WRITTEN PROBLEM:
Write out each line exactly as given. Leave the pictures out of your copy.

GIVEN MATERIAL:
>>>>
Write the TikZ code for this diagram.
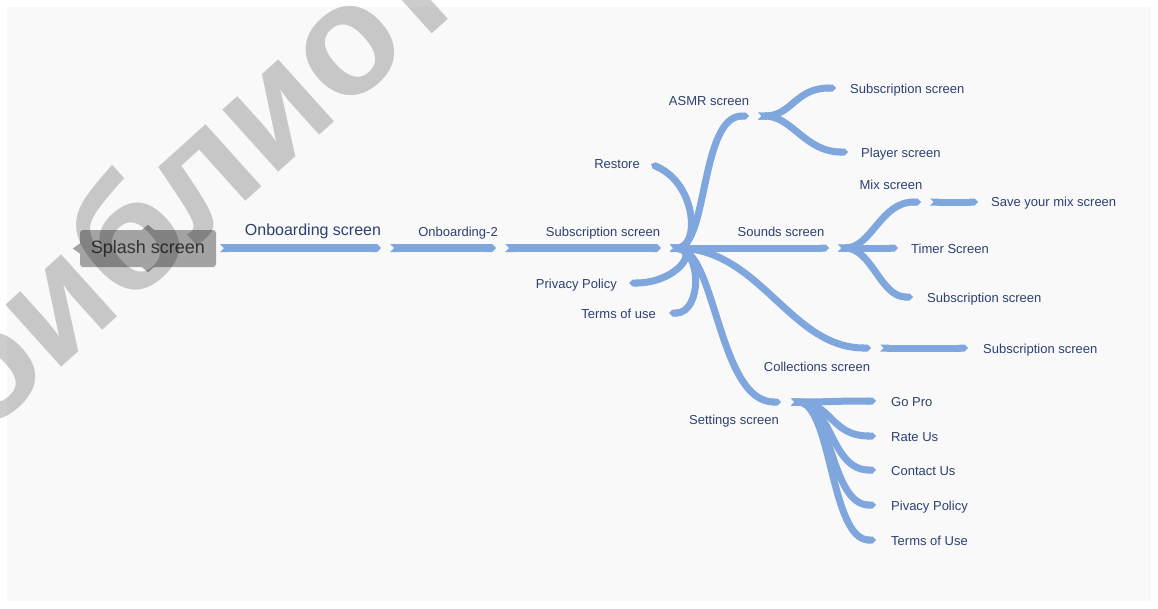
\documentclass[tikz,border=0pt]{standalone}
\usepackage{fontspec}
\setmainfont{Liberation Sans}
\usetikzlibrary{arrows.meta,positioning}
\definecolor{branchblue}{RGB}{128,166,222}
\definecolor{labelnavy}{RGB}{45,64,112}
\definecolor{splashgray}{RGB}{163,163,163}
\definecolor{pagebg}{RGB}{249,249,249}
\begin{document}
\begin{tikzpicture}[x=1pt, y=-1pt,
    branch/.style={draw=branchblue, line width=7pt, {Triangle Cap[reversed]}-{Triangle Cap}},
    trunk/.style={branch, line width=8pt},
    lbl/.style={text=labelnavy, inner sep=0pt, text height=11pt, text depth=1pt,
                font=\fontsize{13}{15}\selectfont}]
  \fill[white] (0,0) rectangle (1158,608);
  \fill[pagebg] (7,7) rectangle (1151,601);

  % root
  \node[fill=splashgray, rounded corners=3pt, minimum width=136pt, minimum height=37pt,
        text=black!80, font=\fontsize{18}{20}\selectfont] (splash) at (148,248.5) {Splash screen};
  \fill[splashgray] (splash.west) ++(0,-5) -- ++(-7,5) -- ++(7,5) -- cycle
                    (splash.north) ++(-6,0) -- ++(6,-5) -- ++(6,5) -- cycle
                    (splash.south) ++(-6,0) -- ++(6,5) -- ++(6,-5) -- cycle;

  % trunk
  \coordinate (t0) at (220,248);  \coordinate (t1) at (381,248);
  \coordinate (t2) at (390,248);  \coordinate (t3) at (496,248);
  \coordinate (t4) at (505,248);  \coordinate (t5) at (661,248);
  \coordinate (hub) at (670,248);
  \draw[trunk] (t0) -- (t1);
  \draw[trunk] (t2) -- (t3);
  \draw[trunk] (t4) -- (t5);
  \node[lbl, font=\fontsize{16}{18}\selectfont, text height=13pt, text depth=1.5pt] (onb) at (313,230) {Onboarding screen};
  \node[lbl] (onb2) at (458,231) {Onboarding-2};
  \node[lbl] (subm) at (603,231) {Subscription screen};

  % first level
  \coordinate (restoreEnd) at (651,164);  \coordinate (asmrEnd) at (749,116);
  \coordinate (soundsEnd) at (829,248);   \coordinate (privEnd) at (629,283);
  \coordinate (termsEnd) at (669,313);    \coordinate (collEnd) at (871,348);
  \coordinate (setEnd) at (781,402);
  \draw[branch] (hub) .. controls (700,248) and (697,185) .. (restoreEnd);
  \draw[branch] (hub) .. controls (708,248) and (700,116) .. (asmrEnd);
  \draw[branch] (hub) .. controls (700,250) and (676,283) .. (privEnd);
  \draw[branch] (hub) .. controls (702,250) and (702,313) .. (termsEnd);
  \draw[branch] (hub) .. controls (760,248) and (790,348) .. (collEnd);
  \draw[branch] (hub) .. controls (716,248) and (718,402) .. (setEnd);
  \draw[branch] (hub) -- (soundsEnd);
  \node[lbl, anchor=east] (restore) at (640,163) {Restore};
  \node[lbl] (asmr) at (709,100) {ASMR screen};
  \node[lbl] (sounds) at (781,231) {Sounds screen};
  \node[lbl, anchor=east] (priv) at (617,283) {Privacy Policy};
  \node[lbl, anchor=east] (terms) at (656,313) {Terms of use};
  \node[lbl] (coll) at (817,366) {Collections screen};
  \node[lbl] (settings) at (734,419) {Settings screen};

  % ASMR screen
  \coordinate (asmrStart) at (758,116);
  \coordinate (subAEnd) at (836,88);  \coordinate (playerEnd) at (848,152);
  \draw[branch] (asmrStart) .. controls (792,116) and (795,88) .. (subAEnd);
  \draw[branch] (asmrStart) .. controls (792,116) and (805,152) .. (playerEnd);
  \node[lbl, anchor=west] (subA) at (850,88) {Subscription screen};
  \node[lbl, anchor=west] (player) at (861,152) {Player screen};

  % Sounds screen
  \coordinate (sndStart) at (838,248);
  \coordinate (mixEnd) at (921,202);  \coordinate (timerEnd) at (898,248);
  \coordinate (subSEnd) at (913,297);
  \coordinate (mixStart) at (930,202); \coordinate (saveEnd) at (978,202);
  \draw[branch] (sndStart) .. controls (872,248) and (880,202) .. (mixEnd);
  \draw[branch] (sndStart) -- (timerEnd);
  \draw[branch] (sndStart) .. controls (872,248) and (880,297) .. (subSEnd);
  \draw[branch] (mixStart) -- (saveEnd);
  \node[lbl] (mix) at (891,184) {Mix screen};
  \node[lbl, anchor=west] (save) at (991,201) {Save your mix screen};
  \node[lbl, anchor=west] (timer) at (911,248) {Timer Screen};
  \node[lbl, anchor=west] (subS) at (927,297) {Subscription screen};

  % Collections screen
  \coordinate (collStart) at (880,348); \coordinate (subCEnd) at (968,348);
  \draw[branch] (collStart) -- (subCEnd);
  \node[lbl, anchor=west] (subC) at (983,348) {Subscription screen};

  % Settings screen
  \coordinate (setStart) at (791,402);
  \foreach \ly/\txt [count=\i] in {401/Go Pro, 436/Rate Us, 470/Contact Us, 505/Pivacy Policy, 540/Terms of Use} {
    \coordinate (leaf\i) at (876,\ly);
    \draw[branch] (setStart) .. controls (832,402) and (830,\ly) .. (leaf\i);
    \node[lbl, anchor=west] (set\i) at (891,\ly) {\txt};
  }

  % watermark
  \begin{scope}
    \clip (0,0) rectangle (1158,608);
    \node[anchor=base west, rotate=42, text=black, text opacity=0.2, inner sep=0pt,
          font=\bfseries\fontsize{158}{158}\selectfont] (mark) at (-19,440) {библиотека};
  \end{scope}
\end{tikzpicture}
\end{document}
<<<<
THE RESPONSE:
Write the TikZ code for this diagram.
\documentclass[tikz,border=0pt]{standalone}
\usepackage{fontspec}
\setmainfont{Liberation Sans}
\usetikzlibrary{arrows.meta,positioning}
\definecolor{branchblue}{RGB}{128,166,222}
\definecolor{labelnavy}{RGB}{45,64,112}
\definecolor{splashgray}{RGB}{163,163,163}
\definecolor{pagebg}{RGB}{249,249,249}
\begin{document}
\begin{tikzpicture}[x=1pt, y=-1pt,
    branch/.style={draw=branchblue, line width=7pt, {Triangle Cap[reversed]}-{Triangle Cap}},
    trunk/.style={branch, line width=8pt},
    lbl/.style={text=labelnavy, inner sep=0pt, text height=11pt, text depth=1pt,
                font=\fontsize{13}{15}\selectfont}]
  \fill[white] (0,0) rectangle (1158,608);
  \fill[pagebg] (7,7) rectangle (1151,601);

  % root
  \node[fill=splashgray, rounded corners=3pt, minimum width=136pt, minimum height=37pt,
        text=black!80, font=\fontsize{18}{20}\selectfont] (splash) at (148,248.5) {Splash screen};
  \fill[splashgray] (splash.west) ++(0,-5) -- ++(-7,5) -- ++(7,5) -- cycle
                    (splash.north) ++(-6,0) -- ++(6,-5) -- ++(6,5) -- cycle
                    (splash.south) ++(-6,0) -- ++(6,5) -- ++(6,-5) -- cycle;

  % trunk
  \coordinate (t0) at (220,248);  \coordinate (t1) at (381,248);
  \coordinate (t2) at (390,248);  \coordinate (t3) at (496,248);
  \coordinate (t4) at (505,248);  \coordinate (t5) at (661,248);
  \coordinate (hub) at (670,248);
  \draw[trunk] (t0) -- (t1);
  \draw[trunk] (t2) -- (t3);
  \draw[trunk] (t4) -- (t5);
  \node[lbl, font=\fontsize{16}{18}\selectfont, text height=13pt, text depth=1.5pt] (onb) at (313,230) {Onboarding screen};
  \node[lbl] (onb2) at (458,231) {Onboarding-2};
  \node[lbl] (subm) at (603,231) {Subscription screen};

  % first level
  \coordinate (restoreEnd) at (651,164);  \coordinate (asmrEnd) at (749,116);
  \coordinate (soundsEnd) at (829,248);   \coordinate (privEnd) at (629,283);
  \coordinate (termsEnd) at (669,313);    \coordinate (collEnd) at (871,348);
  \coordinate (setEnd) at (781,402);
  \draw[branch] (hub) .. controls (700,248) and (697,185) .. (restoreEnd);
  \draw[branch] (hub) .. controls (708,248) and (700,116) .. (asmrEnd);
  \draw[branch] (hub) .. controls (700,250) and (676,283) .. (privEnd);
  \draw[branch] (hub) .. controls (702,250) and (702,313) .. (termsEnd);
  \draw[branch] (hub) .. controls (760,248) and (790,348) .. (collEnd);
  \draw[branch] (hub) .. controls (716,248) and (718,402) .. (setEnd);
  \draw[branch] (hub) -- (soundsEnd);
  \node[lbl, anchor=east] (restore) at (640,163) {Restore};
  \node[lbl] (asmr) at (709,100) {ASMR screen};
  \node[lbl] (sounds) at (781,231) {Sounds screen};
  \node[lbl, anchor=east] (priv) at (617,283) {Privacy Policy};
  \node[lbl, anchor=east] (terms) at (656,313) {Terms of use};
  \node[lbl] (coll) at (817,366) {Collections screen};
  \node[lbl] (settings) at (734,419) {Settings screen};

  % ASMR screen
  \coordinate (asmrStart) at (758,116);
  \coordinate (subAEnd) at (836,88);  \coordinate (playerEnd) at (848,152);
  \draw[branch] (asmrStart) .. controls (792,116) and (795,88) .. (subAEnd);
  \draw[branch] (asmrStart) .. controls (792,116) and (805,152) .. (playerEnd);
  \node[lbl, anchor=west] (subA) at (850,88) {Subscription screen};
  \node[lbl, anchor=west] (player) at (861,152) {Player screen};

  % Sounds screen
  \coordinate (sndStart) at (838,248);
  \coordinate (mixEnd) at (921,202);  \coordinate (timerEnd) at (898,248);
  \coordinate (subSEnd) at (913,297);
  \coordinate (mixStart) at (930,202); \coordinate (saveEnd) at (978,202);
  \draw[branch] (sndStart) .. controls (872,248) and (880,202) .. (mixEnd);
  \draw[branch] (sndStart) -- (timerEnd);
  \draw[branch] (sndStart) .. controls (872,248) and (880,297) .. (subSEnd);
  \draw[branch] (mixStart) -- (saveEnd);
  \node[lbl] (mix) at (891,184) {Mix screen};
  \node[lbl, anchor=west] (save) at (991,201) {Save your mix screen};
  \node[lbl, anchor=west] (timer) at (911,248) {Timer Screen};
  \node[lbl, anchor=west] (subS) at (927,297) {Subscription screen};

  % Collections screen
  \coordinate (collStart) at (880,348); \coordinate (subCEnd) at (968,348);
  \draw[branch] (collStart) -- (subCEnd);
  \node[lbl, anchor=west] (subC) at (983,348) {Subscription screen};

  % Settings screen
  \coordinate (setStart) at (791,402);
  \foreach \ly/\txt [count=\i] in {401/Go Pro, 436/Rate Us, 470/Contact Us, 505/Pivacy Policy, 540/Terms of Use} {
    \coordinate (leaf\i) at (876,\ly);
    \draw[branch] (setStart) .. controls (832,402) and (830,\ly) .. (leaf\i);
    \node[lbl, anchor=west] (set\i) at (891,\ly) {\txt};
  }

  % watermark
  \begin{scope}
    \clip (0,0) rectangle (1158,608);
    \node[anchor=base west, rotate=42, text=black, text opacity=0.2, inner sep=0pt,
          font=\bfseries\fontsize{158}{158}\selectfont] (mark) at (-19,440) {библиотека};
  \end{scope}
\end{tikzpicture}
\end{document}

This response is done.